Koalisyon arayışlarında ikinci etap bu hafta başlıyor.
Başbakan Davutoğlu, “CHP ile daha ileri bir aşamadayız ” dedi.
Ama bu, iki partinin koalisyon kuracağı anlamına gelmiyor. Başbakan, ”Bu, MHP'ye uzak durduğumuz, HDP ile koptuğumuz anlamına gelmez” deme gereği duydu.
MHP ve HDP iki konuda açık çek verdi. AK Parti, bunu en az koalisyon kadar önemsiyor. Hatta koalisyondan daha fazla desem yeridir. Bahçeli, ” Biz, ülkeyi çaresiz ve sıkıntılı duruma düşürmeyiz.Hele CHP'yi bir deneyin. Yoksa erken seçim olsun. Olmazsa, biz ülkeyi çaresiz bırakmayız” demişti. Bahçeli, bu sözlerinin AK Parti hükümetine destek verecekleri anlamına gelmediğini söyledi. Zaten işin sırrı burada yatıyor.
HDP Eş Genel Başkanlar Figen Yüksekdağ ile Selahattin Demirtaş da, ” AK Parti-CHP hükümetini destekleriz, ama eğer bu mümkün olmazsa hemen seçim kararı almayın.
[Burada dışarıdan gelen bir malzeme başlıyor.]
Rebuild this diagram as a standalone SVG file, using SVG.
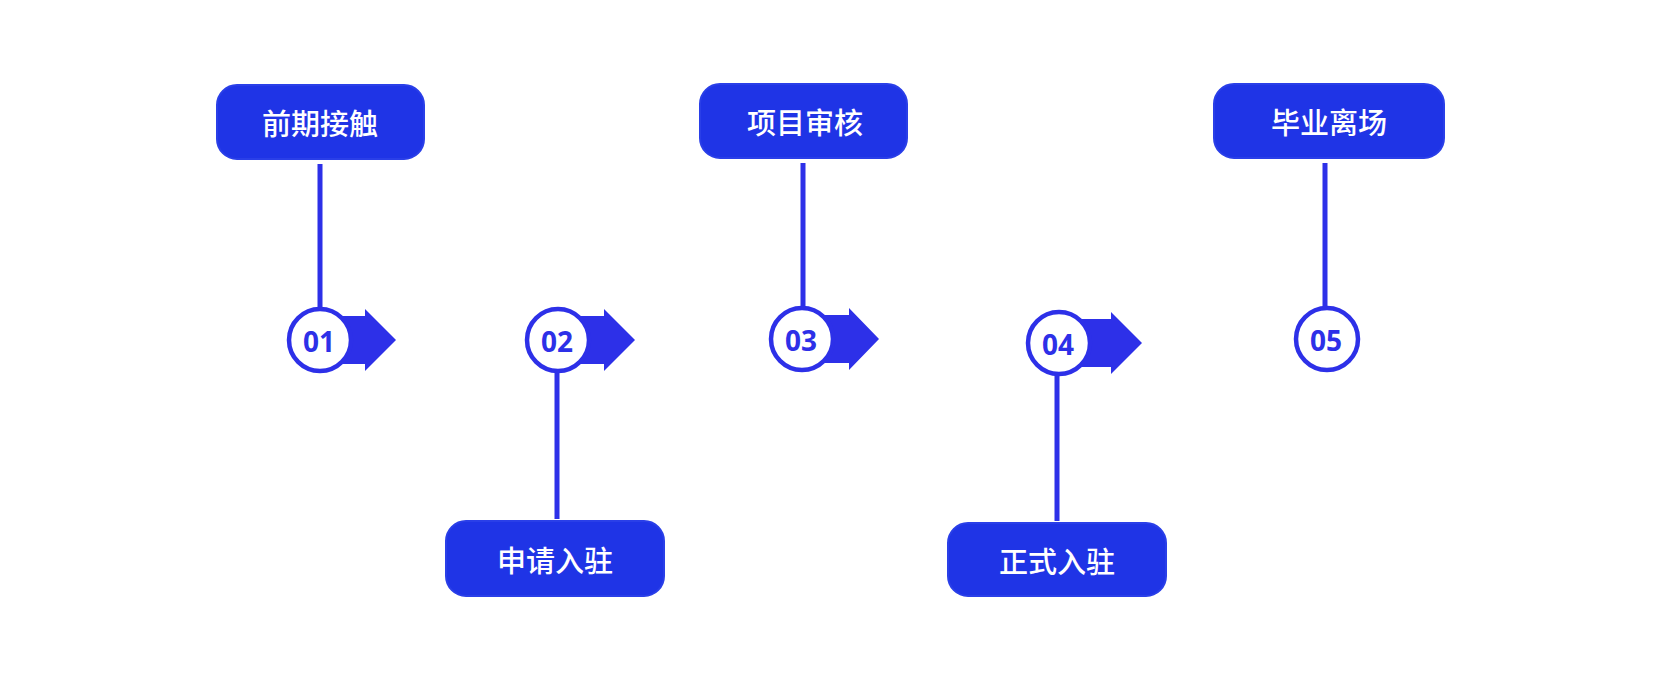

Bir tur daha yapın, seçim hükümetini tartışmaya hazırız” mesajını vermişlerdi.
Hükümet kurma çalışmalarının uzadığını savunanlar var. Sürenin uzaması, nelerin olamayacağını görmemizi sağladı.
CHP-MHP-HDP blokunun bir araya gelerek koalisyon kuramayacağı ortaya çıktı.
HDP destekli CHP-MHP koalisyon hükümeti jet hızıyla gündemden düştü.
AK Parti'siz bir hükümet kurulamayacağı görüldü.
HDP'nin içinde yer alacağı, ya da dışarıdan destekleyeceği hükümet formüllerine kapılar kapandı.
İlk tur görüşmeleri yapıldı. Partiler bir araya geldi. Gezi olaylarından beri siyasete damgasını vuran gerginlik önemli ölçüde giderildi. Liderler birbirleriyle konuşmaya, siyaset rasyonelleşmeye başladı.
Bu arada, 7 Haziran sonrasının ilk sınavı Meclis Başkanlığı seçiminde verildi. Böylece taşlar yerine oturmaya başladı.